The falcon, she said, was chosen for several reasons, including the fact the bird of prey often nests on the campus’s rooftops.
“They are a part of our campus and we can see them and can hear them,” McMillen said. “And (there were) a lot of really strong links for us. . . They’re very strategic. And we really like that.
“As far as bold goes, falcons are as bold as they come, one of the fastest animals on Earth, but also their timing and their critical decision-making very much lines up with how our athletes perform and other parts of the institution as a whole.”
She added that falcons have gold beaks and talons and often have blue feathers.
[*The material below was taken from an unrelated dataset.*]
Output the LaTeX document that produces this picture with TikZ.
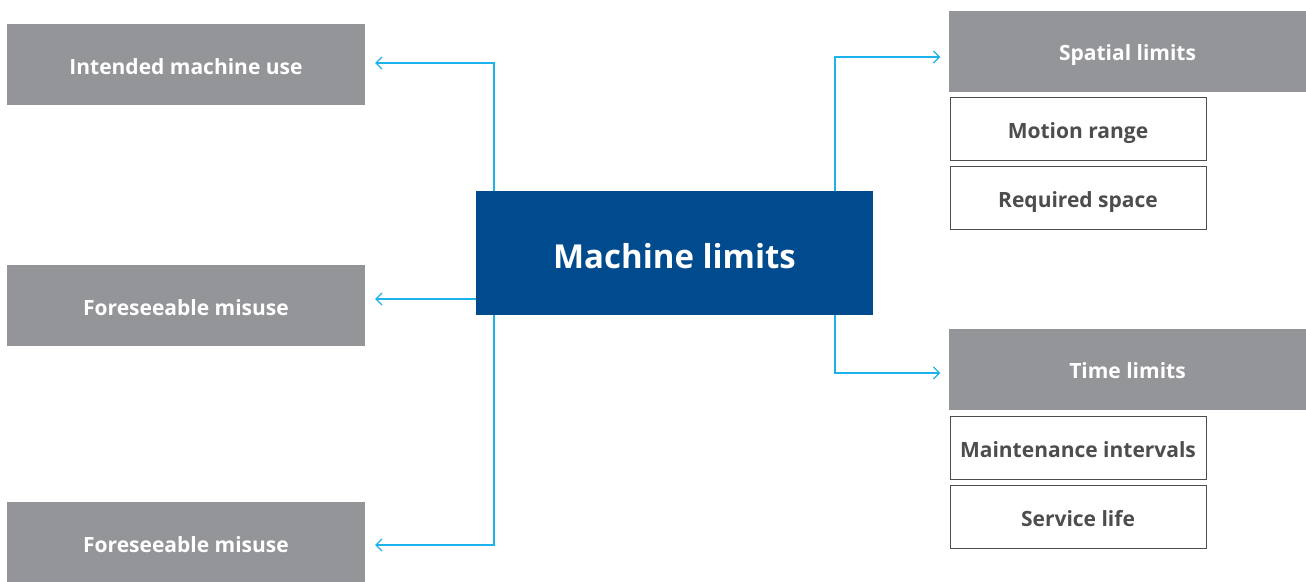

“So there’s a blue and gold element to it as well, which is of course our university colours,” she said.
The selection of a new team name and mascot was one of the 22 recommendations put forward in a report by the Standing Strong Task Force in August of 2021.
The new team name will be used immediately, while new team uniforms, a physical mascot and signage will be complete by the spring 2023 semester.
A special task force was formed in November of 2020 to analyze and address the legacy of Egerton Ryerson, who helped design both the public and residential school systems in Canada. It ultimately issued 22 recommendations and last August, the school’s board of governors approved a motion to accept all 22 recommendations from the task force.
A statue of Egerton Ryerson on the university’s campus was torn down by angry protesters last summer in response to the discovery of what are believed to be unmarked graves on the grounds of a former residential school in Kamloops, B.C.
The final report from the Truth and Reconciliation Commission detailed widespread mistreatment at Canada’s residential schools, including emotional, physical and sexual abuse, and more than 4,000 deaths at the institutions.